With the exception of Clique aggregator clustering, the algorithms in this library leverage parallelism to achieve high performance. Additionally, this documentation uses the work-depth model of parallel computation to characterize their efficiency. For a detailed definition of the model, see Optimal (Randomized) Parallel Algorithms in the Binary-Forking Model (Symposium on Parallelism in Algorithms and Architectures, 2020). In this model, algorithms express parallelism by forking to spawn tasks that can run in parallel, and joining to synchronize and combine their results. A fork-join computation can be viewed as a directed acyclic graph (DAG) of the dependencies that the fork and join operations induce.
Two quantities measure the computational complexity of each algorithm:
- Work: The total number of operations that the algorithm performs. This corresponds to the running time of the algorithm if it runs sequentially.

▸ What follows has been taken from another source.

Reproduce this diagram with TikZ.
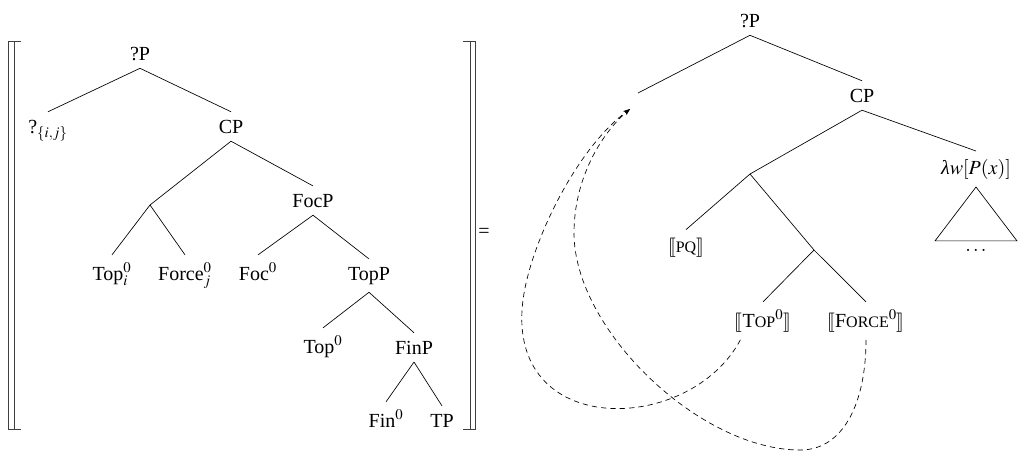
\documentclass[tikz,border=0pt]{standalone}
\usepackage{mathptmx}
\usepackage{stmaryrd}
\usepackage{fontspec}
\setmainfont{Liberation Serif}
\usepackage{tikz}
\usetikzlibrary{arrows.meta,calc}
\newcommand{\fsc}[2]{#1{\fontsize{12pt}{13pt}\selectfont #2}}

\begin{document}
\begin{tikzpicture}[x=0.75pt, y=-0.75pt,
          cat/.style={anchor=base, inner xsep=1pt, inner ysep=6pt, outer sep=0pt,
                      font=\fontsize{15pt}{18pt}\selectfont},
          br/.style={line width=0.5pt},
          mv/.style={dash pattern=on 4pt off 3pt, line width=0.5pt,
                     -{Stealth[length=5pt,width=3.5pt]}},
          bkt/.style={line width=0.7pt, black!75}
        ]
          \useasboundingbox (0,0) rectangle (1019,451);
          % left tree, inside the denotation brackets
          \node[cat] (qp)     at (140,60)  {?P};
          \node[cat] (qij)    at (48,133)  {?$_{\{i,j\}}$};
          \node[cat] (cp)     at (231,133) {CP};
          \coordinate (x1)    at (150,205);
          \node[cat] (focp)   at (313,207) {FocP};
          \node[cat] (topi)   at (112,280) {Top$_i^0$};
          \node[cat] (forcej) at (185,280) {Force$_j^0$};
          \node[cat] (foc)    at (258,280) {Foc$^0$};
          \node[cat] (topp)   at (369,280) {TopP};
          \node[cat] (top)    at (323,353) {Top$^0$};
          \node[cat] (finp)   at (414,354) {FinP};
          \node[cat] (fin)    at (386,427) {Fin$^0$};
          \node[cat] (tp)     at (442,427) {TP};
          \draw[br] (qp.south) -- (qij.north);
          \draw[br] (qp.south) -- (cp.north);
          \draw[br] (cp.south) -- (x1);
          \draw[br] (cp.south) -- (focp.north);
          \draw[br] (x1) -- (topi.north);
          \draw[br] (x1) -- (forcej.north);
          \draw[br] (focp.south) -- (foc.north);
          \draw[br] (focp.south) -- (topp.north);
          \draw[br] (topp.south) -- (top.north);
          \draw[br] (topp.south) -- (finp.north);
          \draw[br] (finp.south) -- (fin.north);
          \draw[br] (finp.south) -- (tp.north);
          % double brackets
          \draw[bkt] (21,41) -- (8.5,41) -- (8.5,429) -- (21,429);
          \draw[bkt] (14,41) -- (14,429);
          \draw[bkt] (463,41) -- (475,41) -- (475,429) -- (463,429);
          \draw[bkt] (470,41) -- (470,429);
          \node[cat] (eq) at (484,237) {=};
          % right tree
          \node[cat] (rqp)    at (750,27)  {?P};
          \coordinate (gap)   at (638,93);
          \node[cat] (rcp)    at (862,102) {CP};
          \coordinate (x2)    at (750,174);
          \node[cat] (lam)    at (976,174) {{\itshape λ}$w[P(x)]$};
          \node[cat] (dots)   at (976,251) {$\ldots$};
          \node[cat] (pq)     at (686,252) {$\llbracket$\fsc{}{PQ}$\rrbracket$};
          \coordinate (x3)    at (814,250);
          \node[cat] (ttop)   at (763,327) {$\llbracket$\fsc{T}{OP}$^0\rrbracket$};
          \node[cat] (tforce) at (866,327) {$\llbracket$\fsc{F}{ORCE}$^0\rrbracket$};
          \coordinate (tgt)   at (630,109);
          \draw[br] (rqp.south) -- (gap);
          \draw[br] (rqp.south) -- (rcp.north);
          \draw[br] (rcp.south) -- (x2);
          \draw[br] (rcp.south) -- (lam.north);
          \draw[br] (lam.south) -- ($(dots.north)+(-41,0)$) -- ($(dots.north)+(41,0)$) -- cycle;
          \draw[br] (x2) -- (pq.north);
          \draw[br] (x2) -- (x3);
          \draw[br] (x3) -- (ttop.north);
          \draw[br] (x3) -- (tforce.north);
          % movement of the two heads
          \draw[mv] (ttop.220) .. controls (690,435) and (505,440) .. (523,300)
            .. controls (530,245) and (575,150) .. (tgt);
          \draw[mv] (tforce.south) .. controls (866,400) and (845,450) .. (800,450)
            .. controls (700,450) and (574,330) .. (574,233)
            .. controls (574,180) and (600,135) .. (tgt);
        \end{tikzpicture}
\end{document}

- Depth: The length of the longest chain of dependent operations that the algorithm must execute sequentially. This quantity, also known as span, determines the inherent parallelizability of the algorithm.
When executed with a parallelism level of \(P\), the running time of an algorithm with work \(W\) and depth \(D\) is approximately \(O(W/P + D)\). This implies that:
- When sufficient parallelism is available (large \(P\)), the depth \(D\) dominates the running time. Algorithms with low depth can take full advantage of high parallelism.
- When parallelism is limited (small \(P\)), the work \(W\) dominates. In this regime, work-efficient algorithms (those with work close to the best sequential algorithm) perform well.